During the semester for which I had been awarded the ORCA grant, the literature search proved the most valuable. I spent a good deal of time reading accounts written by foreign visitors, such as Alexis de Toqueville, who chronicled their excursions to the new country. Each one described with amazement the prevalence of newspapers in America, particularly in the country, and with what interest they were devoured. Frances Wright said: “The Americans are certainly a calm, rational, civil, and well-behaved people . . ., and yet if you were to look at their newspapers you would think them a parcel of Hessian soldiers. An unrestricted press appears to be the safety valve of their free Constitution, and they seem to understand this” (Wright, Views of Society and Manners in America, p.209).
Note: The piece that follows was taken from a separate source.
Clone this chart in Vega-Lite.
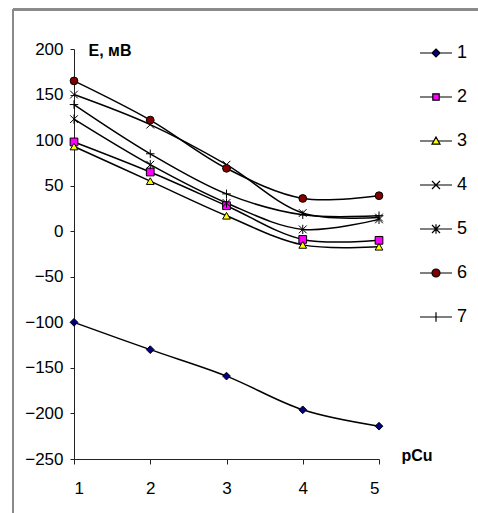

While the paper itself is not yet completed, the experience has been of great worth. By studying these two specific areas in greater depth, I have increased my understanding of that time period generally. And only by increasing my understanding of the period generally, was I able to fully comprehend those two specific areas. Perhaps genre painting’s popularity was due to a desire to understand, or even curb, the growing conflict that erupted in civil war. It is possible that its rapid decline was in favor of more idyllic and escapist pieces, to take the mind off of the tragic conflict. Feeling during that same antebellum period was probably intensified by the increased presence of sentiment publicly expressed through newspapers, as caused by the advent of the Penny Press. Conditions in cities may have worsened as the public, as well as artists, became disenchanted with the street-urchin newsboys.
This research has taught me that to understand the whole, all parts must be considered; and to understand one part alone, the whole must not be forgotten. That experience will continue to shape my research in the future.